On Tue, Mar 29, 2022 at 09:11:19AM -0400, Paul Moore wrote:
On Mon, Mar 28, 2022 at 11:22 PM CGEL <cgel.zte(a)gmail.com>
wrote:
> On Mon, Mar 28, 2022 at 11:06:12PM -0400, Paul Moore wrote:
> > On Mon, Mar 28, 2022 at 9:48 PM CGEL <cgel.zte(a)gmail.com> wrote:
> > > Sorry could anybody give a hand to solve this? It works well on x86_64 and
arm64.
> > > I have no alpha environment and not familiar to this arch, much thanks!
> >
> > Regardless of if this is fixed, I'm not convinced this is something we
> > want to merge. After all, a process executed a syscall and we should
> > process it like any other; just because it happens to be an
> > unrecognized syscall on a particular kernel build doesn't mean it
> > isn't security relevant (probing for specific syscall numbers may be a
> > useful attack fingerprint).
>
> Thanks for your reply.
>
> But syscall number less than 0 is even invalid for auditctl. So we
> will never hit this kind of audit rule.
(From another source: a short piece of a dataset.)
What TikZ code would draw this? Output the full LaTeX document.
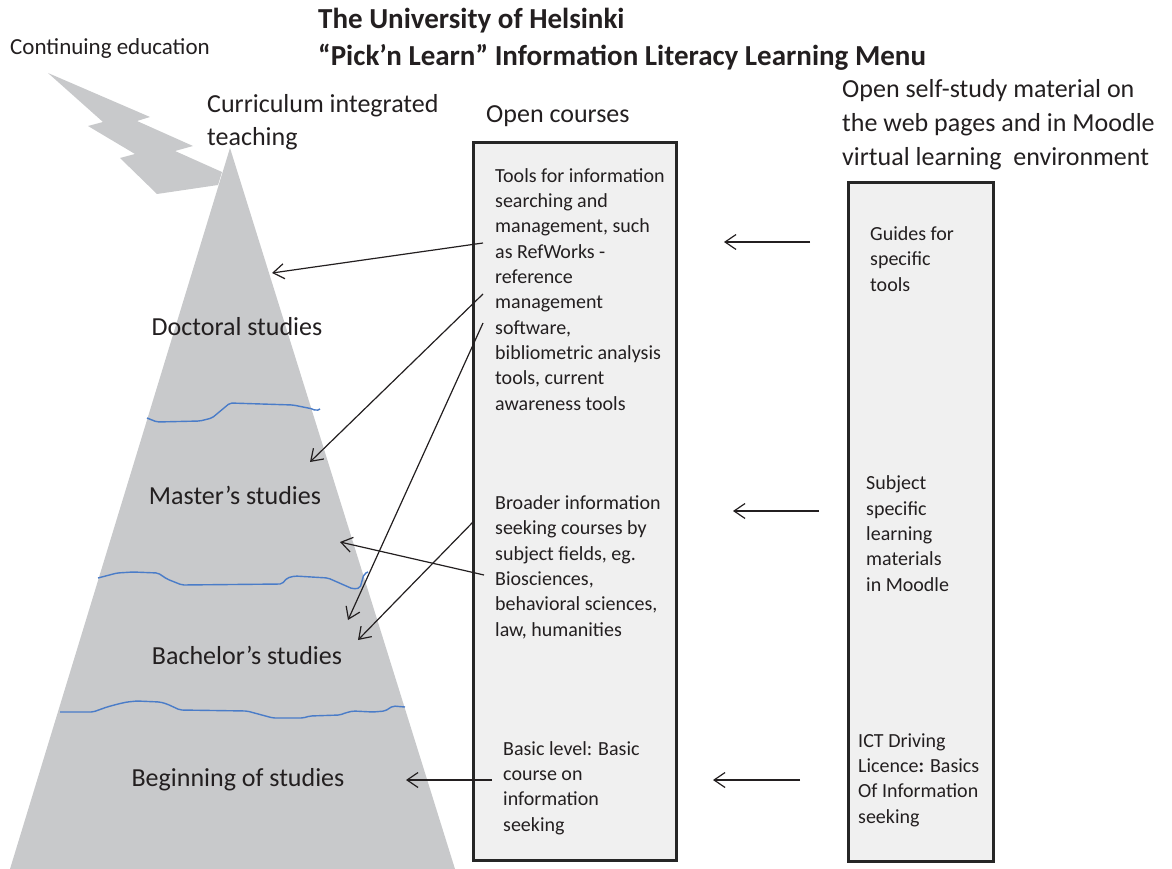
\documentclass[tikz,border=0pt]{standalone}
\usepackage{fontspec}
\setmainfont{Carlito}
\usetikzlibrary{arrows.meta}

\definecolor{inkc}{HTML}{231F20}
\definecolor{pyr}{HTML}{C8C9CB}
\definecolor{boxfill}{HTML}{F0F0F0}
\definecolor{boxline}{HTML}{262626}
\definecolor{wave}{HTML}{4A7CC8}

% multi-line nodes are placed by the baseline of their last line
\tikzset{
  lbl/.style={anchor=base west, inner sep=0pt, text=inkc, font=\fontsize{26}{33}\selectfont, align=left},
  small/.style={anchor=base west, inner sep=0pt, text=inkc, font=\fontsize{20}{25.3}\selectfont, align=left},
  level/.style={anchor=base, inner sep=0pt, text=inkc, font=\fontsize{26}{33}\selectfont},
  column/.style={draw=boxline, line width=3pt, fill=boxfill},
  pointer/.style={draw=inkc, line width=1.2pt, -{Straight Barb[length=11pt,width=15pt,line width=1.2pt]}},
  layerline/.style={draw=wave, line width=1.4pt, line join=round, rounded corners=2pt},
}

\begin{document}
\begin{tikzpicture}[x=1pt,y=-1pt]
\useasboundingbox (0,0) rectangle (1172,869);

% lightning bolt and pyramid
\fill[pyr] (48,73) -- (150,117) -- (137,121) -- (193,146) -- (175,151) -- (222,172)
  -- (218,185) -- (157,194) -- (120,158) -- (135,154) -- (88,126) -- (103,122) -- cycle;
\fill[pyr] (230,148) -- (455,869) -- (10,869) -- cycle;

% layer boundaries
\draw[layerline] (147,418) -- (157,422) -- (200,421) -- (212,418) -- (218,413) -- (230,403)
  -- (293,405) -- (313,409) -- (316,411) -- (320,409);
\draw[layerline] (98,578) -- (117,573) -- (133,572) -- (158,573) -- (167,579) -- (182,585)
  -- (282,584) -- (287,578) -- (295,576) -- (328,578) -- (353,589) -- (360,588) -- (364,574) -- (368,572);
\draw[layerline] (60,712) -- (93,712) -- (107,707) -- (118,704) -- (127,702) -- (137,701)
  -- (160,702) -- (167,704) -- (180,710) -- (247,711) -- (273,718) -- (303,718) -- (310,716)
  -- (340,715) -- (345,713) -- (353,711) -- (373,712) -- (385,711) -- (393,706) -- (405,707);

% columns
\draw[column] (473,143) rectangle (676,860);
\draw[column] (848,183) rectangle (993,861);

% headings
\node[lbl, font=\fontsize{23}{28}\selectfont] (cont) at (10,55) {Continuing education};
\node[lbl, font=\bfseries\fontsize{29}{37}\selectfont] (title) at (318,66)
  {The University of Helsinki\\“Pick’n Learn” Information Literacy Learning Menu};
\node[lbl] (curr) at (207,146) {Curriculum integrated\\teaching};
\node[lbl] (open) at (486,123) {Open courses};
\node[lbl, font=\fontsize{26}{34}\selectfont] (self) at (842,166)
  {Open self-study material on\\the web pages and in Moodle\\virtual learning\ \ environment};

% study levels
\node[level] (doc) at (237,335) {Doctoral studies};
\node[level] (mas) at (235,504) {Master’s studies};
\node[level] (bac) at (247,664) {Bachelor’s studies};
\node[level] (beg) at (238,786) {Beginning of studies};

% open courses
\node[small] (tools) at (495,410) {Tools for information\\searching and\\management, such\\as RefWorks -\\reference\\management\\software,\\bibliometric analysis\\tools, current\\awareness tools};
\node[small] (broad) at (495,636) {Broader information\\seeking courses by\\subject fields, eg.\\Biosciences,\\behavioral sciences,\\law, humanities};
\node[small] (basic) at (503,831) {Basic level: Basic\\course on\\information\\seeking};

% self-study material
\node[small] (guides) at (870,291) {Guides for\\specific\\tools};
\node[small] (subj) at (866,591) {Subject\\specific\\learning\\materials\\in Moodle};
\node[small] (ict) at (858,823) {ICT Driving\\Licence{\bfseries :} Basics\\Of Information\\seeking};

% connector end points
\coordinate (t1s) at (483,243); \coordinate (t1e) at (272,273);
\coordinate (t2s) at (483,294); \coordinate (t2e) at (310,462);
\coordinate (t3s) at (483,323); \coordinate (t3e) at (348,620);
\coordinate (b1s) at (474,521); \coordinate (b1e) at (358,640);
\coordinate (b2s) at (484,575); \coordinate (b2e) at (340,542);
\coordinate (l1s) at (492,780); \coordinate (l1e) at (406,780);
\coordinate (g1s) at (810,242); \coordinate (g1e) at (724,242);
\coordinate (g2s) at (819,511); \coordinate (g2e) at (733,511);
\coordinate (g3s) at (800,780); \coordinate (g3e) at (713,780);

\draw[pointer] (t1s) -- (t1e);
\draw[pointer] (t2s) -- (t2e);
\draw[pointer] (t3s) -- (t3e);
\draw[pointer] (b1s) -- (b1e);
\draw[pointer] (b2s) -- (b2e);
\draw[pointer] (l1s) -- (l1e);
\draw[pointer] (g1s) -- (g1e);
\draw[pointer] (g2s) -- (g2e);
\draw[pointer] (g3s) -- (g3e);
\end{tikzpicture}
\end{document}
And invalid syscall number
> will always cause failure early in syscall handle.
>
> sh-4.2# auditctl -a always,exit -F arch=b64 -S -1
> Syscall name unknown: -1
You can add an audit filter without explicitly specifying a syscall:
% auditctl -a exit,always -F auid=1000
% auditctl -l
-a always,exit -S all -F auid=1000
I have tried this, and execute program which call syscall number is -1,
audit still didn't record it. It supports that there's no need for audit
to handle syscall number less than 0.